• **Collected data**:
··········
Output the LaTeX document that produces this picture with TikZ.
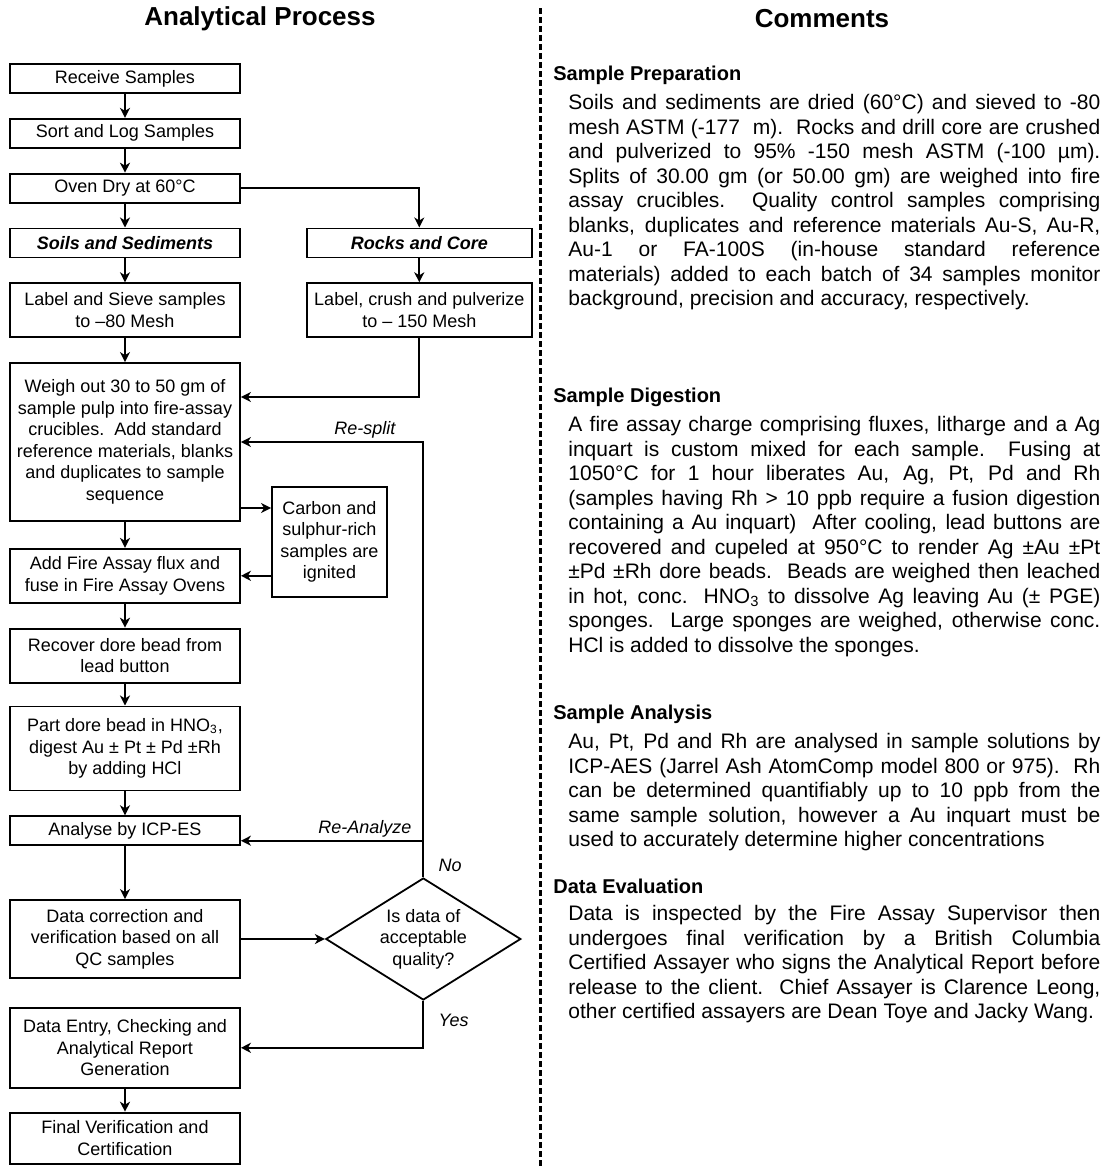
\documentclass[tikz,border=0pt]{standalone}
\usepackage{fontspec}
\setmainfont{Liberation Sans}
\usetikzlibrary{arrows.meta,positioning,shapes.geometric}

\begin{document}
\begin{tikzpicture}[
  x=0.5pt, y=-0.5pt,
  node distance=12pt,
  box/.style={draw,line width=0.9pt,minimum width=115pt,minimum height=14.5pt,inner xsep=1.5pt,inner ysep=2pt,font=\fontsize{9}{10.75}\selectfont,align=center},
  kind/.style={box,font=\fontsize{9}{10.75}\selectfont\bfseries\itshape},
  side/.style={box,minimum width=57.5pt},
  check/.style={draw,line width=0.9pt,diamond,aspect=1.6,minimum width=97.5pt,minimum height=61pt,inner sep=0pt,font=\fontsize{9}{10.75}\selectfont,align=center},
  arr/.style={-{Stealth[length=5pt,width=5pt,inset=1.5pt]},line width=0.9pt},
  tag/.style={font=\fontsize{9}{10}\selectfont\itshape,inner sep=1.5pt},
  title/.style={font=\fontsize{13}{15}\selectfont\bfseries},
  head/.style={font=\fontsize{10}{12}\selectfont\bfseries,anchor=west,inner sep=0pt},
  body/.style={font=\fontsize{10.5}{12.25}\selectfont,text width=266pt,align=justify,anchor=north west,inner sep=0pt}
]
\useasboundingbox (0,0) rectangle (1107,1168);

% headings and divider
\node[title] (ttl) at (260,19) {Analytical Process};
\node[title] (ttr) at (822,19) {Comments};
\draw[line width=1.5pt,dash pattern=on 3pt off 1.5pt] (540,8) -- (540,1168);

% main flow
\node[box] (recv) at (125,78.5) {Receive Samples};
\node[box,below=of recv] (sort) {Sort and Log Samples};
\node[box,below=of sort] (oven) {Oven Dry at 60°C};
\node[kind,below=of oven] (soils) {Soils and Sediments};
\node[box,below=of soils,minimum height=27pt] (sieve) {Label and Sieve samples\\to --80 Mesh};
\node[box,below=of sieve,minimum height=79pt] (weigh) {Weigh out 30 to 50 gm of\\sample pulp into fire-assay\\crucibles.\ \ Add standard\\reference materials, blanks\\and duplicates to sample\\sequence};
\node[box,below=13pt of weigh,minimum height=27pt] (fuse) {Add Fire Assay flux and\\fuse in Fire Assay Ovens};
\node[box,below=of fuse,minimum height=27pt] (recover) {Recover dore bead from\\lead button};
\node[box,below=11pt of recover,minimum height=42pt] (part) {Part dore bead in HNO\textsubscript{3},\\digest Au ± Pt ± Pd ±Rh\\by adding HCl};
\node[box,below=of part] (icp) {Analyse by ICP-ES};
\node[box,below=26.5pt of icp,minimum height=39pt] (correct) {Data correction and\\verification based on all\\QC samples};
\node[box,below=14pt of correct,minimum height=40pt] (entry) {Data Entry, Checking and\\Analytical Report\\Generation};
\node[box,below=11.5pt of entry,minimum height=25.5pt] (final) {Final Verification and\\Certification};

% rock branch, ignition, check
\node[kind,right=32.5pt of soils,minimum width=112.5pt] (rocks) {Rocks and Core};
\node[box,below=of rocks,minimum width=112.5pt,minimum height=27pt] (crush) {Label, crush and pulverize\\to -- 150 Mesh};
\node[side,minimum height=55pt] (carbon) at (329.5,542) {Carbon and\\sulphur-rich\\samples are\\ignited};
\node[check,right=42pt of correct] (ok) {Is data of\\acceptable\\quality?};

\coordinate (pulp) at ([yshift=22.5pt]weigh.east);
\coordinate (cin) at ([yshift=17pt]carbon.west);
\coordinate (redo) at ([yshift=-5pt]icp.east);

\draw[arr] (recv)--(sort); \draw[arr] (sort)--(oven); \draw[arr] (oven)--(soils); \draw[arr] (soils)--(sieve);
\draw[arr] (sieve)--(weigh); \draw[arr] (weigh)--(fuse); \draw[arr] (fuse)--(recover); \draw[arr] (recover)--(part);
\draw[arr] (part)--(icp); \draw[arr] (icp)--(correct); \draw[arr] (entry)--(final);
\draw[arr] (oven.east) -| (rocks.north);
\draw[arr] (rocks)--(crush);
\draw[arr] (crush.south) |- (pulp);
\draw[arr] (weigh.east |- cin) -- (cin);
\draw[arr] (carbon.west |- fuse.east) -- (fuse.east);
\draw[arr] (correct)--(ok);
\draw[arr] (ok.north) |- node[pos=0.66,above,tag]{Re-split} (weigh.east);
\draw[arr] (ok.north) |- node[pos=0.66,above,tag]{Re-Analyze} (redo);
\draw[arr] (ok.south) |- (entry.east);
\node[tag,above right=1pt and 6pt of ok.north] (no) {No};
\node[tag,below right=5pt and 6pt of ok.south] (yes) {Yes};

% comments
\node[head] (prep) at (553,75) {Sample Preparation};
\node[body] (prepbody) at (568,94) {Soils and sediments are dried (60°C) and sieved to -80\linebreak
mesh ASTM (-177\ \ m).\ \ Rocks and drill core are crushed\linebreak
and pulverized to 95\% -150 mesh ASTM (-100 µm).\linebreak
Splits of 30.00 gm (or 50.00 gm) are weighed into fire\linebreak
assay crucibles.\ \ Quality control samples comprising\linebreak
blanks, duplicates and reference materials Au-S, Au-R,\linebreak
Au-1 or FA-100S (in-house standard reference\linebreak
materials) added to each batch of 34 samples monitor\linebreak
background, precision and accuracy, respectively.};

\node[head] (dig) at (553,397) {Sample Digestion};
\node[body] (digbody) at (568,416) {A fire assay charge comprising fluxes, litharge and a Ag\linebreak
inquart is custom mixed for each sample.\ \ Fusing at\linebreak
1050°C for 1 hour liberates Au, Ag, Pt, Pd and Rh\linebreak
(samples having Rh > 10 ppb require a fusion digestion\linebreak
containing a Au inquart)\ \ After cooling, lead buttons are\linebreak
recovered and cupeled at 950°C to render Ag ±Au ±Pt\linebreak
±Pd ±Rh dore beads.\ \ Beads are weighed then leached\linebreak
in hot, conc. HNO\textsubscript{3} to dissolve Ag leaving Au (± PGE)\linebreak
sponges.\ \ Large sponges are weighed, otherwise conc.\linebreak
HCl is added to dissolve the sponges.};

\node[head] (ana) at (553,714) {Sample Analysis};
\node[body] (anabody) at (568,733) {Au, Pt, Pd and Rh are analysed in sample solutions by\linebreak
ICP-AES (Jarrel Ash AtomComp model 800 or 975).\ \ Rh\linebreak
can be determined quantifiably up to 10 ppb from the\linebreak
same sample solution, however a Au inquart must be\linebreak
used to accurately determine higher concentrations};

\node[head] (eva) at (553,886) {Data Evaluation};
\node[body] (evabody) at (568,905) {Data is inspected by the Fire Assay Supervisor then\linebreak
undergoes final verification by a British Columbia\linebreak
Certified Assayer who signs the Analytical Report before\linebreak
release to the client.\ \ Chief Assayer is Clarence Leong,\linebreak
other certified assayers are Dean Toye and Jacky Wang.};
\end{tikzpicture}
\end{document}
··········
Copy all the lines of data exactly as they appear, dropping any images.

Output the LaTeX document that produces this picture with TikZ.
\documentclass[tikz,border=0pt]{standalone}
\usepackage{fontspec}
\setmainfont{Liberation Sans}
\usetikzlibrary{arrows.meta,positioning,shapes.geometric}

\begin{document}
\begin{tikzpicture}[
  x=0.5pt, y=-0.5pt,
  node distance=12pt,
  box/.style={draw,line width=0.9pt,minimum width=115pt,minimum height=14.5pt,inner xsep=1.5pt,inner ysep=2pt,font=\fontsize{9}{10.75}\selectfont,align=center},
  kind/.style={box,font=\fontsize{9}{10.75}\selectfont\bfseries\itshape},
  side/.style={box,minimum width=57.5pt},
  check/.style={draw,line width=0.9pt,diamond,aspect=1.6,minimum width=97.5pt,minimum height=61pt,inner sep=0pt,font=\fontsize{9}{10.75}\selectfont,align=center},
  arr/.style={-{Stealth[length=5pt,width=5pt,inset=1.5pt]},line width=0.9pt},
  tag/.style={font=\fontsize{9}{10}\selectfont\itshape,inner sep=1.5pt},
  title/.style={font=\fontsize{13}{15}\selectfont\bfseries},
  head/.style={font=\fontsize{10}{12}\selectfont\bfseries,anchor=west,inner sep=0pt},
  body/.style={font=\fontsize{10.5}{12.25}\selectfont,text width=266pt,align=justify,anchor=north west,inner sep=0pt}
]
\useasboundingbox (0,0) rectangle (1107,1168);

% headings and divider
\node[title] (ttl) at (260,19) {Analytical Process};
\node[title] (ttr) at (822,19) {Comments};
\draw[line width=1.5pt,dash pattern=on 3pt off 1.5pt] (540,8) -- (540,1168);

% main flow
\node[box] (recv) at (125,78.5) {Receive Samples};
\node[box,below=of recv] (sort) {Sort and Log Samples};
\node[box,below=of sort] (oven) {Oven Dry at 60°C};
\node[kind,below=of oven] (soils) {Soils and Sediments};
\node[box,below=of soils,minimum height=27pt] (sieve) {Label and Sieve samples\\to --80 Mesh};
\node[box,below=of sieve,minimum height=79pt] (weigh) {Weigh out 30 to 50 gm of\\sample pulp into fire-assay\\crucibles.\ \ Add standard\\reference materials, blanks\\and duplicates to sample\\sequence};
\node[box,below=13pt of weigh,minimum height=27pt] (fuse) {Add Fire Assay flux and\\fuse in Fire Assay Ovens};
\node[box,below=of fuse,minimum height=27pt] (recover) {Recover dore bead from\\lead button};
\node[box,below=11pt of recover,minimum height=42pt] (part) {Part dore bead in HNO\textsubscript{3},\\digest Au ± Pt ± Pd ±Rh\\by adding HCl};
\node[box,below=of part] (icp) {Analyse by ICP-ES};
\node[box,below=26.5pt of icp,minimum height=39pt] (correct) {Data correction and\\verification based on all\\QC samples};
\node[box,below=14pt of correct,minimum height=40pt] (entry) {Data Entry, Checking and\\Analytical Report\\Generation};
\node[box,below=11.5pt of entry,minimum height=25.5pt] (final) {Final Verification and\\Certification};

% rock branch, ignition, check
\node[kind,right=32.5pt of soils,minimum width=112.5pt] (rocks) {Rocks and Core};
\node[box,below=of rocks,minimum width=112.5pt,minimum height=27pt] (crush) {Label, crush and pulverize\\to -- 150 Mesh};
\node[side,minimum height=55pt] (carbon) at (329.5,542) {Carbon and\\sulphur-rich\\samples are\\ignited};
\node[check,right=42pt of correct] (ok) {Is data of\\acceptable\\quality?};

\coordinate (pulp) at ([yshift=22.5pt]weigh.east);
\coordinate (cin) at ([yshift=17pt]carbon.west);
\coordinate (redo) at ([yshift=-5pt]icp.east);

\draw[arr] (recv)--(sort); \draw[arr] (sort)--(oven); \draw[arr] (oven)--(soils); \draw[arr] (soils)--(sieve);
\draw[arr] (sieve)--(weigh); \draw[arr] (weigh)--(fuse); \draw[arr] (fuse)--(recover); \draw[arr] (recover)--(part);
\draw[arr] (part)--(icp); \draw[arr] (icp)--(correct); \draw[arr] (entry)--(final);
\draw[arr] (oven.east) -| (rocks.north);
\draw[arr] (rocks)--(crush);
\draw[arr] (crush.south) |- (pulp);
\draw[arr] (weigh.east |- cin) -- (cin);
\draw[arr] (carbon.west |- fuse.east) -- (fuse.east);
\draw[arr] (correct)--(ok);
\draw[arr] (ok.north) |- node[pos=0.66,above,tag]{Re-split} (weigh.east);
\draw[arr] (ok.north) |- node[pos=0.66,above,tag]{Re-Analyze} (redo);
\draw[arr] (ok.south) |- (entry.east);
\node[tag,above right=1pt and 6pt of ok.north] (no) {No};
\node[tag,below right=5pt and 6pt of ok.south] (yes) {Yes};

% comments
\node[head] (prep) at (553,75) {Sample Preparation};
\node[body] (prepbody) at (568,94) {Soils and sediments are dried (60°C) and sieved to -80\linebreak
mesh ASTM (-177\ \ m).\ \ Rocks and drill core are crushed\linebreak
and pulverized to 95\% -150 mesh ASTM (-100 µm).\linebreak
Splits of 30.00 gm (or 50.00 gm) are weighed into fire\linebreak
assay crucibles.\ \ Quality control samples comprising\linebreak
blanks, duplicates and reference materials Au-S, Au-R,\linebreak
Au-1 or FA-100S (in-house standard reference\linebreak
materials) added to each batch of 34 samples monitor\linebreak
background, precision and accuracy, respectively.};

\node[head] (dig) at (553,397) {Sample Digestion};
\node[body] (digbody) at (568,416) {A fire assay charge comprising fluxes, litharge and a Ag\linebreak
inquart is custom mixed for each sample.\ \ Fusing at\linebreak
1050°C for 1 hour liberates Au, Ag, Pt, Pd and Rh\linebreak
(samples having Rh > 10 ppb require a fusion digestion\linebreak
containing a Au inquart)\ \ After cooling, lead buttons are\linebreak
recovered and cupeled at 950°C to render Ag ±Au ±Pt\linebreak
±Pd ±Rh dore beads.\ \ Beads are weighed then leached\linebreak
in hot, conc. HNO\textsubscript{3} to dissolve Ag leaving Au (± PGE)\linebreak
sponges.\ \ Large sponges are weighed, otherwise conc.\linebreak
HCl is added to dissolve the sponges.};

\node[head] (ana) at (553,714) {Sample Analysis};
\node[body] (anabody) at (568,733) {Au, Pt, Pd and Rh are analysed in sample solutions by\linebreak
ICP-AES (Jarrel Ash AtomComp model 800 or 975).\ \ Rh\linebreak
can be determined quantifiably up to 10 ppb from the\linebreak
same sample solution, however a Au inquart must be\linebreak
used to accurately determine higher concentrations};

\node[head] (eva) at (553,886) {Data Evaluation};
\node[body] (evabody) at (568,905) {Data is inspected by the Fire Assay Supervisor then\linebreak
undergoes final verification by a British Columbia\linebreak
Certified Assayer who signs the Analytical Report before\linebreak
release to the client.\ \ Chief Assayer is Clarence Leong,\linebreak
other certified assayers are Dean Toye and Jacky Wang.};
\end{tikzpicture}
\end{document}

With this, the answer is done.